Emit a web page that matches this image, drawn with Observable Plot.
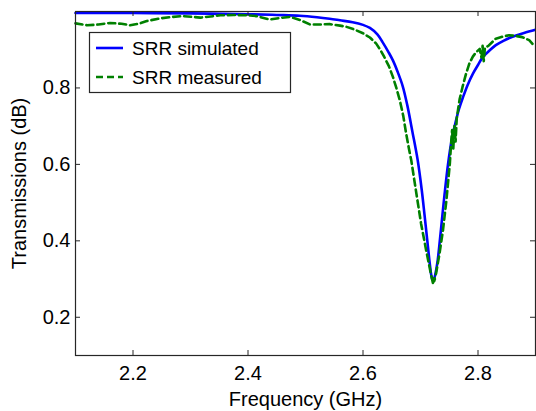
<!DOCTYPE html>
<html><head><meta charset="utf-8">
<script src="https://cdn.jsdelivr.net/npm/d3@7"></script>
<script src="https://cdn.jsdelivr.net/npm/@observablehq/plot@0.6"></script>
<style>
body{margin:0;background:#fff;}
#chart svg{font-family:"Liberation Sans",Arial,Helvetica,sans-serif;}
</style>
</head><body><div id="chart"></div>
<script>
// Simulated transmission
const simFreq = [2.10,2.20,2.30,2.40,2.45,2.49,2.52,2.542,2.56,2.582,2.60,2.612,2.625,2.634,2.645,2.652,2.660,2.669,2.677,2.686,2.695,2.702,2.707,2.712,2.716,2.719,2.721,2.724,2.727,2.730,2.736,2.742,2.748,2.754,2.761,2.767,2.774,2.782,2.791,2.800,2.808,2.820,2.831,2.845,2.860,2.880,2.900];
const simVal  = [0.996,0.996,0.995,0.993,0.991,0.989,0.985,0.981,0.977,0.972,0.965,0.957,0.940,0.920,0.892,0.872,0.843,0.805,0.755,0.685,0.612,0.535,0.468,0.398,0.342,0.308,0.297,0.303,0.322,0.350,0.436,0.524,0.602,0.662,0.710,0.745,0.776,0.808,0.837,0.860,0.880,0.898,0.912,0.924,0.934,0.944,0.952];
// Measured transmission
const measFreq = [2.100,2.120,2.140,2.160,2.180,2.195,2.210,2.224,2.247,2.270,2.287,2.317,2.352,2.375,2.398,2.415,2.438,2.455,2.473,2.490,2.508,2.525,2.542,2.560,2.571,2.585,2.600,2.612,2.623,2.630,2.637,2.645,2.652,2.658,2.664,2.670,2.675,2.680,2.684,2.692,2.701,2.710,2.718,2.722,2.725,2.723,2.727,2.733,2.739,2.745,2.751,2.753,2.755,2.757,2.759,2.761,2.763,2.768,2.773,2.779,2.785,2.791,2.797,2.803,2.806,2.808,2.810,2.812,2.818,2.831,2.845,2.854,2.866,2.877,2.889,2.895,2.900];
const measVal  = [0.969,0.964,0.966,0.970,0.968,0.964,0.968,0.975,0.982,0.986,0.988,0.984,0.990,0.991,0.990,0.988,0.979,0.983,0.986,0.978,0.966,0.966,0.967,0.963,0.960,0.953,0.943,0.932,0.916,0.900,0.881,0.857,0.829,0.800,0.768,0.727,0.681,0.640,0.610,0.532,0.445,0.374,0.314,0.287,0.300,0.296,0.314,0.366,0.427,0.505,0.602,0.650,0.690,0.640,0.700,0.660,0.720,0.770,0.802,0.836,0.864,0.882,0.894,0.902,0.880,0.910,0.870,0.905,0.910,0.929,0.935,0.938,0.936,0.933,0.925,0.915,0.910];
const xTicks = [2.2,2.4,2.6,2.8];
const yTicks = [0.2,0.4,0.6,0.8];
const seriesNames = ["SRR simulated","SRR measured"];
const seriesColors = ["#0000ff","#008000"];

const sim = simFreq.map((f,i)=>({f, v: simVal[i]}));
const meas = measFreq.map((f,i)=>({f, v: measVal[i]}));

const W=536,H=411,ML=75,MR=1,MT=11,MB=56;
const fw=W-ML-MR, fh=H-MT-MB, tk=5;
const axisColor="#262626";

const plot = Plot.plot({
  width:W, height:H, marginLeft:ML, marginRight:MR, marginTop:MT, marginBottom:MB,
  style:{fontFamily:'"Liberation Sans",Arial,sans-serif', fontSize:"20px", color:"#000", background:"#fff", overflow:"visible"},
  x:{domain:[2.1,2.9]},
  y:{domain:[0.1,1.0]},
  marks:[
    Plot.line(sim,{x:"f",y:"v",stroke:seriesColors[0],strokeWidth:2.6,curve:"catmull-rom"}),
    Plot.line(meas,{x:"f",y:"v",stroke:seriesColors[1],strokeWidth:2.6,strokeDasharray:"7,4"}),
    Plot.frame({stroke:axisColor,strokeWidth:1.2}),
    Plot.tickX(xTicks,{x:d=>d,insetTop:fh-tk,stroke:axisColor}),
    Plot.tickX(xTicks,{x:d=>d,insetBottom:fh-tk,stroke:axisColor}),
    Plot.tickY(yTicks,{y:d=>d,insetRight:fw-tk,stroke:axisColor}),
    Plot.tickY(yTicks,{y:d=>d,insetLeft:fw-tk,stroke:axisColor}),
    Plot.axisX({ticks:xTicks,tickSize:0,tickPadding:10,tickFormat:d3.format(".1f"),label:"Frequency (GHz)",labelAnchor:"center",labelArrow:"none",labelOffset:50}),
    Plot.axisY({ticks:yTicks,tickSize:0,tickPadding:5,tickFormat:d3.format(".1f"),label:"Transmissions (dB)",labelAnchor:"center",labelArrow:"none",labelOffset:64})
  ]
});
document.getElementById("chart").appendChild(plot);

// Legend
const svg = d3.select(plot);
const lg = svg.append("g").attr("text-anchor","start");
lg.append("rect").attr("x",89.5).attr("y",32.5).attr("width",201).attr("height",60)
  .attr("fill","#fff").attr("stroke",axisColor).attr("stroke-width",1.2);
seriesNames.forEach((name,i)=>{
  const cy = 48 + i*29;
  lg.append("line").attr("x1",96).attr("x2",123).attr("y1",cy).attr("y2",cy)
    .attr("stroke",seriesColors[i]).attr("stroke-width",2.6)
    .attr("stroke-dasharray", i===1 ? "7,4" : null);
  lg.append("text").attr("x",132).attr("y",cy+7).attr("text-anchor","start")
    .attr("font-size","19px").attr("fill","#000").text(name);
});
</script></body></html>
---
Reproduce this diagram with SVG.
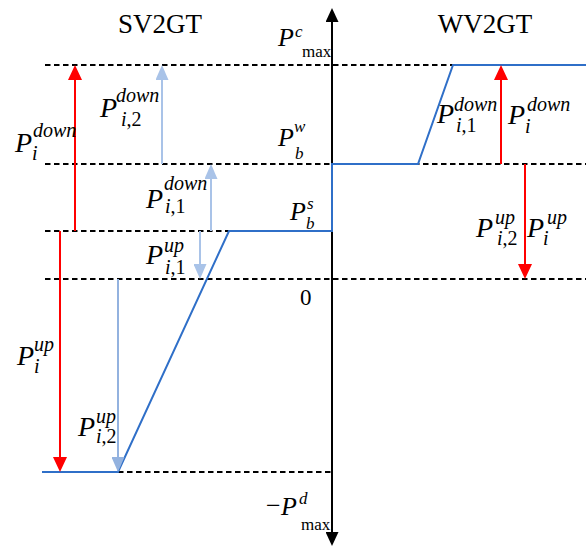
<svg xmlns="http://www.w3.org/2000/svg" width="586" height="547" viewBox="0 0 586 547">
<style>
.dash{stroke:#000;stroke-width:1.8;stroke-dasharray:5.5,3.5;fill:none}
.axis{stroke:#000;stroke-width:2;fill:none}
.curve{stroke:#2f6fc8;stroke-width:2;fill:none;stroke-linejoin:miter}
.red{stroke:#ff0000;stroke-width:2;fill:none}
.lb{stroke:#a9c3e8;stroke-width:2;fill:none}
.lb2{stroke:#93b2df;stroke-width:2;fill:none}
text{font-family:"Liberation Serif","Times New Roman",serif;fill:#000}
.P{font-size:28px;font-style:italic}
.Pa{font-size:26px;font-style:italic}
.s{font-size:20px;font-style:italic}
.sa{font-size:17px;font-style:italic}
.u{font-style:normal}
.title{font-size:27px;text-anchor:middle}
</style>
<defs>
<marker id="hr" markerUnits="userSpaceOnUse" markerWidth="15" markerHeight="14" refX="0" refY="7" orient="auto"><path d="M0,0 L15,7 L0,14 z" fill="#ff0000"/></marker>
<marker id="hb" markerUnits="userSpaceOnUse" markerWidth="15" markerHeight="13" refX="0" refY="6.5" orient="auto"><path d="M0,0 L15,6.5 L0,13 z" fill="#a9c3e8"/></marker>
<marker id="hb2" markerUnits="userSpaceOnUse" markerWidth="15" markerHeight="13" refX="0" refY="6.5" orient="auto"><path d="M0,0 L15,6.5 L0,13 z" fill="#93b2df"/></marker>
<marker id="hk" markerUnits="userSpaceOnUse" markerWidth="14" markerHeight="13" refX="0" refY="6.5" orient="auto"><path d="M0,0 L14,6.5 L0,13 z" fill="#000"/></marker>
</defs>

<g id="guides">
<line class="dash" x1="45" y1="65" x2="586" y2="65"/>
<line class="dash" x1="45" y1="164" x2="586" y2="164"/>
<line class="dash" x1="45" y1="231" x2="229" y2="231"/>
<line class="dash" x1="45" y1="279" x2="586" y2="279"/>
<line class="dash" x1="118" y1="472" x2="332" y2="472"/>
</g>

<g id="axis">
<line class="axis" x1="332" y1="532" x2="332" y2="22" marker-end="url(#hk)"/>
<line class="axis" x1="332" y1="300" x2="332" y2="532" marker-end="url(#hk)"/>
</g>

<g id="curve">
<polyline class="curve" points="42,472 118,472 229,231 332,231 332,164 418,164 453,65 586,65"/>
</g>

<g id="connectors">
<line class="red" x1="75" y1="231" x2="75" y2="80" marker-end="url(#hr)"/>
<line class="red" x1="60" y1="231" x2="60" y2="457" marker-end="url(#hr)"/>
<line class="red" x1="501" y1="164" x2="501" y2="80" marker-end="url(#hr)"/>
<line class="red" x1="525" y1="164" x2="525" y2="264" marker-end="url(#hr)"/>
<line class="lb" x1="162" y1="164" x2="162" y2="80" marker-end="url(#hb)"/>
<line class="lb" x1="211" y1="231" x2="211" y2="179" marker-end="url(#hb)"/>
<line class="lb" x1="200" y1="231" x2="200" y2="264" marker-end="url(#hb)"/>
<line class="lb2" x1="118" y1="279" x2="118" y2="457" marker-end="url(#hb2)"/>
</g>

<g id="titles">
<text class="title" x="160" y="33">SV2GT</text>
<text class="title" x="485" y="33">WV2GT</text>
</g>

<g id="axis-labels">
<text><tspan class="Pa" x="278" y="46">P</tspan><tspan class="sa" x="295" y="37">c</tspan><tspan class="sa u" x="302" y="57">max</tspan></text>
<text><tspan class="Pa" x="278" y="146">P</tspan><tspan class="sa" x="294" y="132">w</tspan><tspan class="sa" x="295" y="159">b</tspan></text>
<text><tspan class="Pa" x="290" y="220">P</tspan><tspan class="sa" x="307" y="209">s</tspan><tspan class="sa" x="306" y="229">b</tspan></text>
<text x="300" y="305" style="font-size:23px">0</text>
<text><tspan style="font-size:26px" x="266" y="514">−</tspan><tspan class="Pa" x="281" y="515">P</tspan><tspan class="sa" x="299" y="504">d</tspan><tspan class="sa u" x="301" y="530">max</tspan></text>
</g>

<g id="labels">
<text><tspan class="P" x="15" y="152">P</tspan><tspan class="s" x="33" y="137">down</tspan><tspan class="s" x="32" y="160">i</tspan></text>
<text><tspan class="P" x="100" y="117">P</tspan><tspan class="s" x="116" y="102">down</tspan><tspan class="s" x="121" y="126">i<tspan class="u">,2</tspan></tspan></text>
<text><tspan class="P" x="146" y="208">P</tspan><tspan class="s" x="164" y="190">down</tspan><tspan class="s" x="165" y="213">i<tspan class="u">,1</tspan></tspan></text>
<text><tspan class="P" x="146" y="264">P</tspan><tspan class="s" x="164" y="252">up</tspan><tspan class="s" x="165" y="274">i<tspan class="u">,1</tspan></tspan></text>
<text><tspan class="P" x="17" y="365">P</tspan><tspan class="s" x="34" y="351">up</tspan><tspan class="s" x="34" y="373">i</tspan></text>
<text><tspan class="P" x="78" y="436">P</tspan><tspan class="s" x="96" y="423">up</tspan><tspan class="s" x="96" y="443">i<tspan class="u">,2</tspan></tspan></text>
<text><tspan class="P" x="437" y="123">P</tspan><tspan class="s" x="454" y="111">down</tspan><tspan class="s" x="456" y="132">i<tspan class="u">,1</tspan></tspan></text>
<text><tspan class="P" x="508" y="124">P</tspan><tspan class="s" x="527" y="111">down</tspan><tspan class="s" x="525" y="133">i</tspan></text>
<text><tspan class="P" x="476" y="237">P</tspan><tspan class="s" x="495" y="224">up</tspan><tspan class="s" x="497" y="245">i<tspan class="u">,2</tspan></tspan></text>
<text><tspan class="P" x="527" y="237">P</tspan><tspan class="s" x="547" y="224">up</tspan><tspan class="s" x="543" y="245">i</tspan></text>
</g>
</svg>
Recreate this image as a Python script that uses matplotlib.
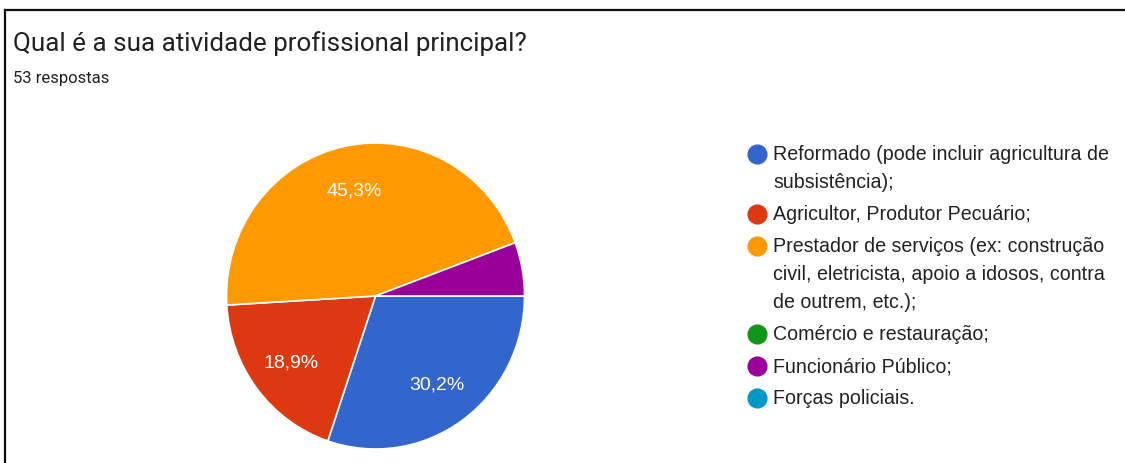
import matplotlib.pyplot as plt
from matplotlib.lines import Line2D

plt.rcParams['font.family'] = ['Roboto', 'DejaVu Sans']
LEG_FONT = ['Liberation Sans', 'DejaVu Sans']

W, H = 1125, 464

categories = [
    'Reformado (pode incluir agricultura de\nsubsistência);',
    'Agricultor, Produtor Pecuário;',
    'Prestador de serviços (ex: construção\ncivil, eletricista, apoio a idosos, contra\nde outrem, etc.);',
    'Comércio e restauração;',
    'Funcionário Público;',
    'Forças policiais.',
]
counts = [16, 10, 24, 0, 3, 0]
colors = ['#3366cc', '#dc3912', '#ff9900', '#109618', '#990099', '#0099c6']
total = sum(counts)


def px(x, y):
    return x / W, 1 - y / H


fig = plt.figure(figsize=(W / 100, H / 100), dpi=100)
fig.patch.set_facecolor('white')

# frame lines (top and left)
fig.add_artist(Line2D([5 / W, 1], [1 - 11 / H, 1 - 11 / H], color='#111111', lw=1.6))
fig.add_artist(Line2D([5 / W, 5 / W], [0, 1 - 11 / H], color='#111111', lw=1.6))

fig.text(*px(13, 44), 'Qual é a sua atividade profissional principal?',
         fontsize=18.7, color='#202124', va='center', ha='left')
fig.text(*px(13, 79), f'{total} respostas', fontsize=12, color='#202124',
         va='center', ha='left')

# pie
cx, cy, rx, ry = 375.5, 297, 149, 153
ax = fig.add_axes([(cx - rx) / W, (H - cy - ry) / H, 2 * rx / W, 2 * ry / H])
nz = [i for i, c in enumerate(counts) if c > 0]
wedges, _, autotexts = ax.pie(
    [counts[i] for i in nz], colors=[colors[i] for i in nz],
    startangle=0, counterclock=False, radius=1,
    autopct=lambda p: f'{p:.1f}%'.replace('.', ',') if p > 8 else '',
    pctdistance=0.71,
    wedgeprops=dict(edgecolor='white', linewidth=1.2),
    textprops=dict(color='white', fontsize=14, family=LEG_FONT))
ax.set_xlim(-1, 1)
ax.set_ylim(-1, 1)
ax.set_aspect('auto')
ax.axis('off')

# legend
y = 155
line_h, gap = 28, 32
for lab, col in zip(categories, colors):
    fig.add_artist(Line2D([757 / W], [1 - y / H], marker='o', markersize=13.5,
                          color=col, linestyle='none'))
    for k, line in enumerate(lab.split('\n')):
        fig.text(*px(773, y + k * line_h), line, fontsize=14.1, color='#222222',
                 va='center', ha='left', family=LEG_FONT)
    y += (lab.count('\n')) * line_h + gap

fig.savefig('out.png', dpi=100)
---
SHORT PROBLEM
Using the data above, which lines fall from the one with "Recreate this image" through the one with "fig.patch.set_facecolor('white')"? Repeat them exactly, ends included, minus any pictures.

EXERCISE OUTPUT
Recreate this image as a Python script that uses matplotlib.
import matplotlib.pyplot as plt
from matplotlib.lines import Line2D

plt.rcParams['font.family'] = ['Roboto', 'DejaVu Sans']
LEG_FONT = ['Liberation Sans', 'DejaVu Sans']

W, H = 1125, 464

categories = [
    'Reformado (pode incluir agricultura de\nsubsistência);',
    'Agricultor, Produtor Pecuário;',
    'Prestador de serviços (ex: construção\ncivil, eletricista, apoio a idosos, contra\nde outrem, etc.);',
    'Comércio e restauração;',
    'Funcionário Público;',
    'Forças policiais.',
]
counts = [16, 10, 24, 0, 3, 0]
colors = ['#3366cc', '#dc3912', '#ff9900', '#109618', '#990099', '#0099c6']
total = sum(counts)


def px(x, y):
    return x / W, 1 - y / H


fig = plt.figure(figsize=(W / 100, H / 100), dpi=100)
fig.patch.set_facecolor('white')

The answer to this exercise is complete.